**EXERCISE DESCRIPTION**.
Skip the pictures. Reproduce all other material exactly.
□ □ □ □
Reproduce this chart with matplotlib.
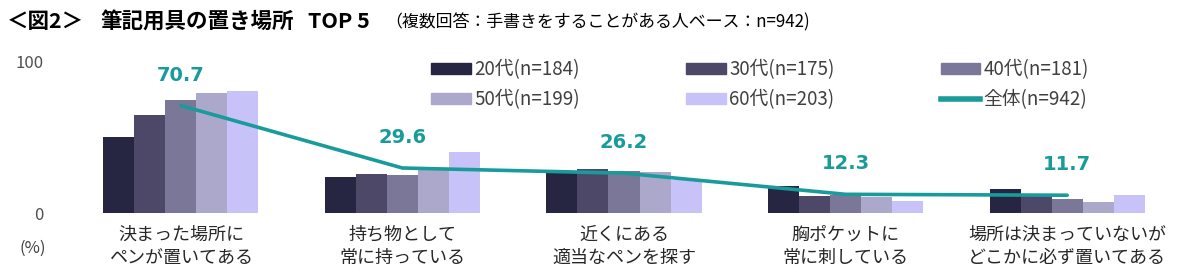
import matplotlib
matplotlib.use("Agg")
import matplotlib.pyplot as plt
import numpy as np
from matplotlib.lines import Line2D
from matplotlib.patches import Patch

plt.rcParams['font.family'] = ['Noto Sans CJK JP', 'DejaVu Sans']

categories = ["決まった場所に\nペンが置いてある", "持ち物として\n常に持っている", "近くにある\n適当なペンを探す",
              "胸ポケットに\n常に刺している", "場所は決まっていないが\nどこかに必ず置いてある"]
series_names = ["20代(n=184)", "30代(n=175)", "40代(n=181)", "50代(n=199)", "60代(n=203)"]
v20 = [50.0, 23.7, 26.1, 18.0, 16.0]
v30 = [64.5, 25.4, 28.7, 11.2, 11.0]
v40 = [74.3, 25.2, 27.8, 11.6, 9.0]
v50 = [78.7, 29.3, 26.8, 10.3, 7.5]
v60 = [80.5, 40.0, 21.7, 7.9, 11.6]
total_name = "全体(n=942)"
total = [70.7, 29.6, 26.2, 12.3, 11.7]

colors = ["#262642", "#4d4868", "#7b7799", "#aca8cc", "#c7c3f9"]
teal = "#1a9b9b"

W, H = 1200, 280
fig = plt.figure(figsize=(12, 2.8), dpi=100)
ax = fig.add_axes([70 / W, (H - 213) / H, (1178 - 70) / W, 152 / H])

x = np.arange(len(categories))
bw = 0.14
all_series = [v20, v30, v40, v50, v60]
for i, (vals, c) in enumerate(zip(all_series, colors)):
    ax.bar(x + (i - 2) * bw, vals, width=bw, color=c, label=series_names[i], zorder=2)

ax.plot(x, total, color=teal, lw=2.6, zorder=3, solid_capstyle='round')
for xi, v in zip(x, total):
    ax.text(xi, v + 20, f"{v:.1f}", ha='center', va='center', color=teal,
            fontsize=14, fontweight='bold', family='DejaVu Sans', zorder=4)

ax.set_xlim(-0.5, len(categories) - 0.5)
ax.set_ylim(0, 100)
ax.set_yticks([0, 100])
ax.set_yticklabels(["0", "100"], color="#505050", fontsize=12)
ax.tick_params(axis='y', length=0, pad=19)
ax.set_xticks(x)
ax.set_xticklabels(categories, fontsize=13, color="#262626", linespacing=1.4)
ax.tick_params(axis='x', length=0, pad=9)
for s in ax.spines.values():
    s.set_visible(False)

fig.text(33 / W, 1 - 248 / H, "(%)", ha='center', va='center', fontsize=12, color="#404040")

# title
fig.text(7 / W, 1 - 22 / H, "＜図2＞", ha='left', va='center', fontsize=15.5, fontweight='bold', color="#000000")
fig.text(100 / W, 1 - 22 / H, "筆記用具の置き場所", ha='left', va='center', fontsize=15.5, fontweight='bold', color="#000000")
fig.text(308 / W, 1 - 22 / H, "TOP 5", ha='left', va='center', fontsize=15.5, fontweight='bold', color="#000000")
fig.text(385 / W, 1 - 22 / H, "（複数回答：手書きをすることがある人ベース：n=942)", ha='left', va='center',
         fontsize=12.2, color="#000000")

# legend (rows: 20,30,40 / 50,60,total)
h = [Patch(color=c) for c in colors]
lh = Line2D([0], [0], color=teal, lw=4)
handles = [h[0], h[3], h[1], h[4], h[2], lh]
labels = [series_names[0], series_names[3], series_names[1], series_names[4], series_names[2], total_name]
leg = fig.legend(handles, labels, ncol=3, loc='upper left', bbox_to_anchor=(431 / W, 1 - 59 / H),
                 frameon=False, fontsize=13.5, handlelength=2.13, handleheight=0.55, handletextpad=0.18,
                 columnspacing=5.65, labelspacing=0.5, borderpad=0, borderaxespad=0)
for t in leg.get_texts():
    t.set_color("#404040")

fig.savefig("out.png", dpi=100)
□ □ □ □
**RESPONSE**.
Reproduce this chart with matplotlib.
import matplotlib
matplotlib.use("Agg")
import matplotlib.pyplot as plt
import numpy as np
from matplotlib.lines import Line2D
from matplotlib.patches import Patch

plt.rcParams['font.family'] = ['Noto Sans CJK JP', 'DejaVu Sans']

categories = ["決まった場所に\nペンが置いてある", "持ち物として\n常に持っている", "近くにある\n適当なペンを探す",
              "胸ポケットに\n常に刺している", "場所は決まっていないが\nどこかに必ず置いてある"]
series_names = ["20代(n=184)", "30代(n=175)", "40代(n=181)", "50代(n=199)", "60代(n=203)"]
v20 = [50.0, 23.7, 26.1, 18.0, 16.0]
v30 = [64.5, 25.4, 28.7, 11.2, 11.0]
v40 = [74.3, 25.2, 27.8, 11.6, 9.0]
v50 = [78.7, 29.3, 26.8, 10.3, 7.5]
v60 = [80.5, 40.0, 21.7, 7.9, 11.6]
total_name = "全体(n=942)"
total = [70.7, 29.6, 26.2, 12.3, 11.7]

colors = ["#262642", "#4d4868", "#7b7799", "#aca8cc", "#c7c3f9"]
teal = "#1a9b9b"

W, H = 1200, 280
fig = plt.figure(figsize=(12, 2.8), dpi=100)
ax = fig.add_axes([70 / W, (H - 213) / H, (1178 - 70) / W, 152 / H])

x = np.arange(len(categories))
bw = 0.14
all_series = [v20, v30, v40, v50, v60]
for i, (vals, c) in enumerate(zip(all_series, colors)):
    ax.bar(x + (i - 2) * bw, vals, width=bw, color=c, label=series_names[i], zorder=2)

ax.plot(x, total, color=teal, lw=2.6, zorder=3, solid_capstyle='round')
for xi, v in zip(x, total):
    ax.text(xi, v + 20, f"{v:.1f}", ha='center', va='center', color=teal,
            fontsize=14, fontweight='bold', family='DejaVu Sans', zorder=4)

ax.set_xlim(-0.5, len(categories) - 0.5)
ax.set_ylim(0, 100)
ax.set_yticks([0, 100])
ax.set_yticklabels(["0", "100"], color="#505050", fontsize=12)
ax.tick_params(axis='y', length=0, pad=19)
ax.set_xticks(x)
ax.set_xticklabels(categories, fontsize=13, color="#262626", linespacing=1.4)
ax.tick_params(axis='x', length=0, pad=9)
for s in ax.spines.values():
    s.set_visible(False)

fig.text(33 / W, 1 - 248 / H, "(%)", ha='center', va='center', fontsize=12, color="#404040")

# title
fig.text(7 / W, 1 - 22 / H, "＜図2＞", ha='left', va='center', fontsize=15.5, fontweight='bold', color="#000000")
fig.text(100 / W, 1 - 22 / H, "筆記用具の置き場所", ha='left', va='center', fontsize=15.5, fontweight='bold', color="#000000")
fig.text(308 / W, 1 - 22 / H, "TOP 5", ha='left', va='center', fontsize=15.5, fontweight='bold', color="#000000")
fig.text(385 / W, 1 - 22 / H, "（複数回答：手書きをすることがある人ベース：n=942)", ha='left', va='center',
         fontsize=12.2, color="#000000")

# legend (rows: 20,30,40 / 50,60,total)
h = [Patch(color=c) for c in colors]
lh = Line2D([0], [0], color=teal, lw=4)
handles = [h[0], h[3], h[1], h[4], h[2], lh]
labels = [series_names[0], series_names[3], series_names[1], series_names[4], series_names[2], total_name]
leg = fig.legend(handles, labels, ncol=3, loc='upper left', bbox_to_anchor=(431 / W, 1 - 59 / H),
                 frameon=False, fontsize=13.5, handlelength=2.13, handleheight=0.55, handletextpad=0.18,
                 columnspacing=5.65, labelspacing=0.5, borderpad=0, borderaxespad=0)
for t in leg.get_texts():
    t.set_color("#404040")

fig.savefig("out.png", dpi=100)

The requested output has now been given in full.